For Yohe, the question of human-caused climate change is “unequivocal.” However, he makes an analogy, for skeptics, to household smoke detectors. “You have to go buy it and change the batteries and it’s a pain in the ass,” he says. “But you keep it to avert a risk.”
Which is probably why the AFP kept its balloon tethered less than 100 feet off the ground: to avert the risk of enthusiasts like me getting carried away on a strong headwind. As Bob Barr departed the park to continue his presidential campaign, Jared Thomas, Georgia chapter president of AFP, handed out $8 bills bearing Al Gore’s face to those standing in line for the last round of hot air balloon rides. Across the bills was printed, “Good for one gallon of gas.” On stage, Tim Phillips announced AFP’s plans to fly their hot air balloon over Al Gore’s Tennessee estate to raucous applause.

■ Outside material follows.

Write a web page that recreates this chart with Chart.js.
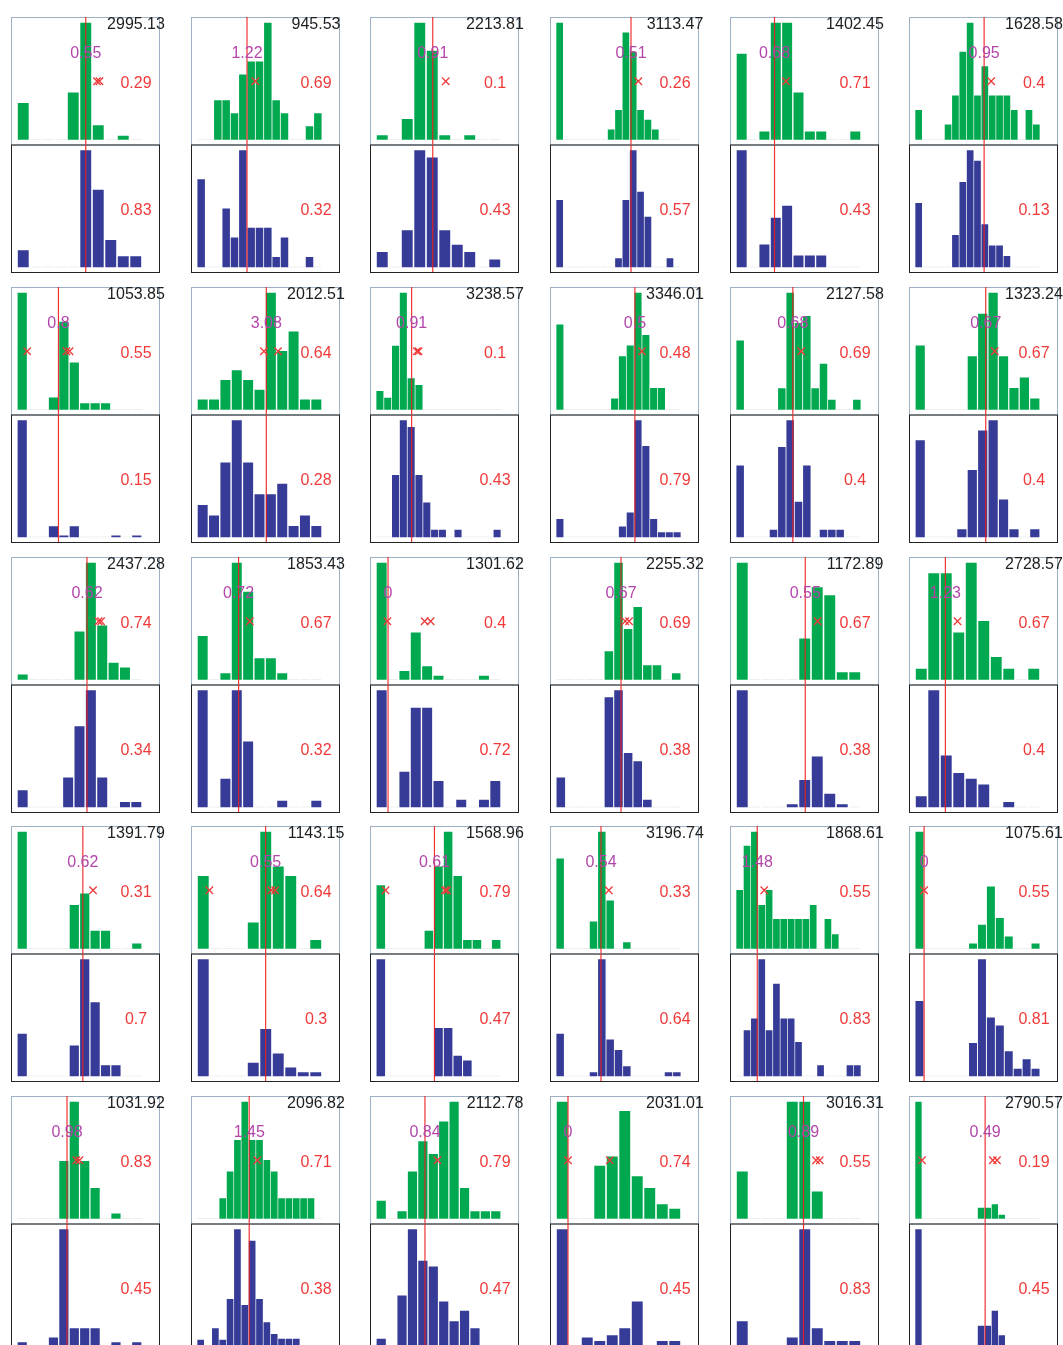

Balloon flyovers of the former vice president’s home are not likely to influence any future tax legislation any more than Barr, overwhelmingly considered an underdog, is likely to ride this issue into the Oval Office. But perhaps that’s not what events like this are really meant to accomplish.
As Jim Jess, a long time Republican and supporter of AFP said while waiting in line for barbecue, “Forums like this give people information so they can accurately look at and make informed decisions, [and] I think a lot of people don’t have all the information about this collection of issues.”